** Begin **
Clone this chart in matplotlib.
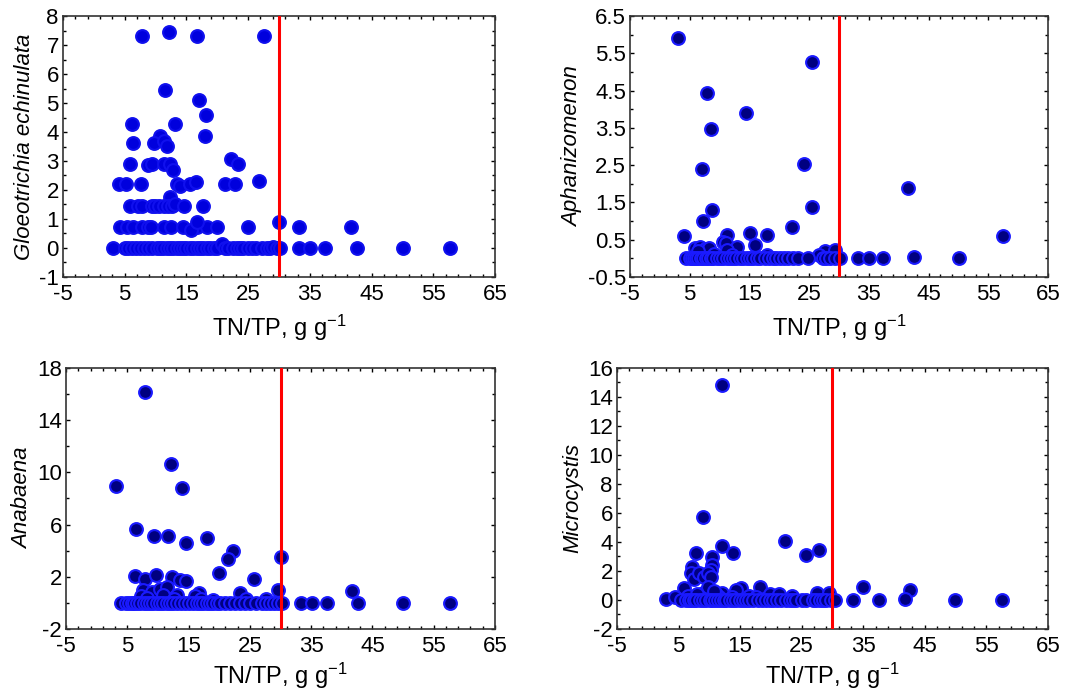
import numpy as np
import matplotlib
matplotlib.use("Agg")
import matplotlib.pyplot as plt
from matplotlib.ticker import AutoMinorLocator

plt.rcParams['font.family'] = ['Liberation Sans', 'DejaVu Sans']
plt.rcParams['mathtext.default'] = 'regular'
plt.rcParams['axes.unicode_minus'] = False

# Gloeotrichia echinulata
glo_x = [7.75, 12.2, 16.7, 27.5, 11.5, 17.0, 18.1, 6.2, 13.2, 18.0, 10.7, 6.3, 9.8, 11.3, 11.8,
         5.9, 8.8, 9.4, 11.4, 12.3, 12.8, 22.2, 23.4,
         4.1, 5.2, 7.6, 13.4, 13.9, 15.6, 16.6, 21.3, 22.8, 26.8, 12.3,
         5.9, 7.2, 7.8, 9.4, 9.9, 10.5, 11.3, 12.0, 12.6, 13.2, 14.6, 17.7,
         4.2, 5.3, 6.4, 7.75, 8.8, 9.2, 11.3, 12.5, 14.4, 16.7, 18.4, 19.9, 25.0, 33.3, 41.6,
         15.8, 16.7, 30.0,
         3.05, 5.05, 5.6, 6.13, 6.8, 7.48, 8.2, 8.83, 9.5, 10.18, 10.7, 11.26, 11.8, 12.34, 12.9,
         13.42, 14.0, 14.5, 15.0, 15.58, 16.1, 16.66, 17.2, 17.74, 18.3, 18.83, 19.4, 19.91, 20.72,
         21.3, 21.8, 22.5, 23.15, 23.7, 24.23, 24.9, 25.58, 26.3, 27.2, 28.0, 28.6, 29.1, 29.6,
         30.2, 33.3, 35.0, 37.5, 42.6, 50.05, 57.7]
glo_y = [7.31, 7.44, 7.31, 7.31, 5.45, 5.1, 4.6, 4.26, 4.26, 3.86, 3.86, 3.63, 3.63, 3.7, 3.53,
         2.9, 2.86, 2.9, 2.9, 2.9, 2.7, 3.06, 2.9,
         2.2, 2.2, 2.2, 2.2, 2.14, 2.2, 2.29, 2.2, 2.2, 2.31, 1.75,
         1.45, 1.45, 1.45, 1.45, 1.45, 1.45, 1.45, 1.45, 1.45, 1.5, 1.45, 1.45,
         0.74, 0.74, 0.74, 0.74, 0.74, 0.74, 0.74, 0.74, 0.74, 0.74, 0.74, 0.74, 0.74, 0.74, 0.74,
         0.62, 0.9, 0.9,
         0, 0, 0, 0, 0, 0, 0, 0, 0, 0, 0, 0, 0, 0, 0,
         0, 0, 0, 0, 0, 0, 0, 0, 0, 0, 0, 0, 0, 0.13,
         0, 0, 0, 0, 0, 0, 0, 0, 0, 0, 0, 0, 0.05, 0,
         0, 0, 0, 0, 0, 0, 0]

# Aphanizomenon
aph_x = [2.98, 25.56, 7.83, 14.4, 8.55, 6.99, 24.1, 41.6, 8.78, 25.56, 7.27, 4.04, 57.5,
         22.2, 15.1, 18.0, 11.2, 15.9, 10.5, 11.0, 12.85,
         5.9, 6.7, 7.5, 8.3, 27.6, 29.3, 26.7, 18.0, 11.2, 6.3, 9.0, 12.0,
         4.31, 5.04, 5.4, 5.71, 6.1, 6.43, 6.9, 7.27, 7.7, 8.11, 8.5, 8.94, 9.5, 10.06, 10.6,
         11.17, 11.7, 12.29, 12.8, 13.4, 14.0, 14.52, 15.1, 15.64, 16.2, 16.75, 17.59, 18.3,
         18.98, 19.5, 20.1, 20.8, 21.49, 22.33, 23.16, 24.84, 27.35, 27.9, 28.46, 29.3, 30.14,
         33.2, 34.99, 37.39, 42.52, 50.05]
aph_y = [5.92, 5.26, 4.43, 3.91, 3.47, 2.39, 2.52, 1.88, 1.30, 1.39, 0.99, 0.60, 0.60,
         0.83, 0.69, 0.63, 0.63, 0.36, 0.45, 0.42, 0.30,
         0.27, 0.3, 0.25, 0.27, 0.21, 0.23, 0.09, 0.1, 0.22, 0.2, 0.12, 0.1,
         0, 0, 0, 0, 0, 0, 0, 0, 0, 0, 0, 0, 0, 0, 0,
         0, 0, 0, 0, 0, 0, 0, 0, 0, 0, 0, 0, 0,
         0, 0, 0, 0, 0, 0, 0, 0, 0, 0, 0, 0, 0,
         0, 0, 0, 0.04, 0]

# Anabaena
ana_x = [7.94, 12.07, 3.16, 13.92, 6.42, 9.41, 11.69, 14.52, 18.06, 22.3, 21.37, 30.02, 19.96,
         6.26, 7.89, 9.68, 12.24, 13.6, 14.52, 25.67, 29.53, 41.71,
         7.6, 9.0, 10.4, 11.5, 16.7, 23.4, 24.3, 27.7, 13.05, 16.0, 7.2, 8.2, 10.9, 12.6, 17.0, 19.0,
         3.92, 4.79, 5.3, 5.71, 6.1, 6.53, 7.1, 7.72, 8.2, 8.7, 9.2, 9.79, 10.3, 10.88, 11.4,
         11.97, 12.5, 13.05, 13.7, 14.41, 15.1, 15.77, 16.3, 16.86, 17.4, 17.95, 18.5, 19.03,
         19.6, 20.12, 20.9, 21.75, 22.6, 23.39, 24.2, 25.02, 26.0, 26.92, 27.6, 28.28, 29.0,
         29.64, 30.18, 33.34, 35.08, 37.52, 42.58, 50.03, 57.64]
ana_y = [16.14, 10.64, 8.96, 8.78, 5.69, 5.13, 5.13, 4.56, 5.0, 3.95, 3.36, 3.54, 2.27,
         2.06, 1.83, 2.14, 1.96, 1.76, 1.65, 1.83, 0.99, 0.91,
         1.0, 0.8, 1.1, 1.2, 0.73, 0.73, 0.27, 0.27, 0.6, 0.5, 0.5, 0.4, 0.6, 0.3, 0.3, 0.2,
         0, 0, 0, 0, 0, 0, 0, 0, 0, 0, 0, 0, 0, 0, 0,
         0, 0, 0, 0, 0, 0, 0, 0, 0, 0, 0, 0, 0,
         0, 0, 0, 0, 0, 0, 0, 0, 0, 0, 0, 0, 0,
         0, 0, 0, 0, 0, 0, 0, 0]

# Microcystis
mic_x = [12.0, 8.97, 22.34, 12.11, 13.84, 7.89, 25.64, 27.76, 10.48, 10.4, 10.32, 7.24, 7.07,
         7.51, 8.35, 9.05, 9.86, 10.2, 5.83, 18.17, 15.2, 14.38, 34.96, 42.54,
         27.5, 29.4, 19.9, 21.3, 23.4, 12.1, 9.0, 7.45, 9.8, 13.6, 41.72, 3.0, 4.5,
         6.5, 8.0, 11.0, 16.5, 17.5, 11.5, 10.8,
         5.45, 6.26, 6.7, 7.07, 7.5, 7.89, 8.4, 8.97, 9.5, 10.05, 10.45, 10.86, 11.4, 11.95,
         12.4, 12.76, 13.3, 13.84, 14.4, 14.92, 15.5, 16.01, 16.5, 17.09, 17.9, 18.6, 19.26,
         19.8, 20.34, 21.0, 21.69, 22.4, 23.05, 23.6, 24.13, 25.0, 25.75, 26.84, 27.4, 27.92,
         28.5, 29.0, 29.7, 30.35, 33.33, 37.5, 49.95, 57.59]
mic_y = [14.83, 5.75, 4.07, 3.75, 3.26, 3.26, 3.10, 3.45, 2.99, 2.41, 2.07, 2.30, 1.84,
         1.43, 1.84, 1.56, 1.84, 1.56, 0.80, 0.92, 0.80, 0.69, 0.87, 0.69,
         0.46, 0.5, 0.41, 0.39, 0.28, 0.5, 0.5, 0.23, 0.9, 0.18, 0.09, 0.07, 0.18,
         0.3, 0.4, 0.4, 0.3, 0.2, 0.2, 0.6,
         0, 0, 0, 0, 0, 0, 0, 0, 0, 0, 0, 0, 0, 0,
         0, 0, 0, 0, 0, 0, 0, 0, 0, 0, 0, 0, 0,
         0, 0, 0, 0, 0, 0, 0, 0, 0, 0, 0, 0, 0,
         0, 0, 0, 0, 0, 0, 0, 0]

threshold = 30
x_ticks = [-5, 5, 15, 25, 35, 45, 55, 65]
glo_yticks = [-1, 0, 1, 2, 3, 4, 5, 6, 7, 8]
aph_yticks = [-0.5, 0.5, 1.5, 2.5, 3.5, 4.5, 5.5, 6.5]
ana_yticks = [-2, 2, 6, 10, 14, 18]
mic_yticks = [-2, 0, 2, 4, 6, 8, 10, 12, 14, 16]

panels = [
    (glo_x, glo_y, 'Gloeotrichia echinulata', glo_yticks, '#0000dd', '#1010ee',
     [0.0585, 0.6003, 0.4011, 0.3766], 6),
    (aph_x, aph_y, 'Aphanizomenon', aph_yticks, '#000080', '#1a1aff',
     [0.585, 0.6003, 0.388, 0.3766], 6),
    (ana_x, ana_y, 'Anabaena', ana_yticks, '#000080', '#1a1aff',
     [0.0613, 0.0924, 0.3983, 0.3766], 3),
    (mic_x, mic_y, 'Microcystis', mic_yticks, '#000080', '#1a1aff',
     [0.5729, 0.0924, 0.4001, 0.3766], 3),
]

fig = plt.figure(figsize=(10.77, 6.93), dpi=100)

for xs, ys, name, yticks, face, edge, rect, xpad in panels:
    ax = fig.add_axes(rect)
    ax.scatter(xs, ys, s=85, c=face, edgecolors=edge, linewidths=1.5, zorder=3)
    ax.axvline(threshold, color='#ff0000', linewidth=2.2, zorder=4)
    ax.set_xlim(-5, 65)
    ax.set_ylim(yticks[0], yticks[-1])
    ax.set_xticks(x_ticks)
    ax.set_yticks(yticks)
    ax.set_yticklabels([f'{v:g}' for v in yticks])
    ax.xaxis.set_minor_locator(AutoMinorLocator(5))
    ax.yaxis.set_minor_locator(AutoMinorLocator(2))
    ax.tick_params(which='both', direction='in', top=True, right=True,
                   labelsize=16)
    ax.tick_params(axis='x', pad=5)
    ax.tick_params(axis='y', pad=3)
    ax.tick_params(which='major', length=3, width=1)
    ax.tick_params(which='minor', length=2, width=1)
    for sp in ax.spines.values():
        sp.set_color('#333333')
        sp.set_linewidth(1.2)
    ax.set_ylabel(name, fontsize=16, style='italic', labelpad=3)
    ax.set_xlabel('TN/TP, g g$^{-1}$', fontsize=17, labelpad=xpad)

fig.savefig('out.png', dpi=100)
** End **
→ DIRECTIONS:
Reproduce the data above word for word from its first line through the line that holds "from matplotlib.ticker import", both ends included; skip pictures.

→ RESPONSE TO THIS TASK:
Clone this chart in matplotlib.
import numpy as np
import matplotlib
matplotlib.use("Agg")
import matplotlib.pyplot as plt
from matplotlib.ticker import AutoMinorLocator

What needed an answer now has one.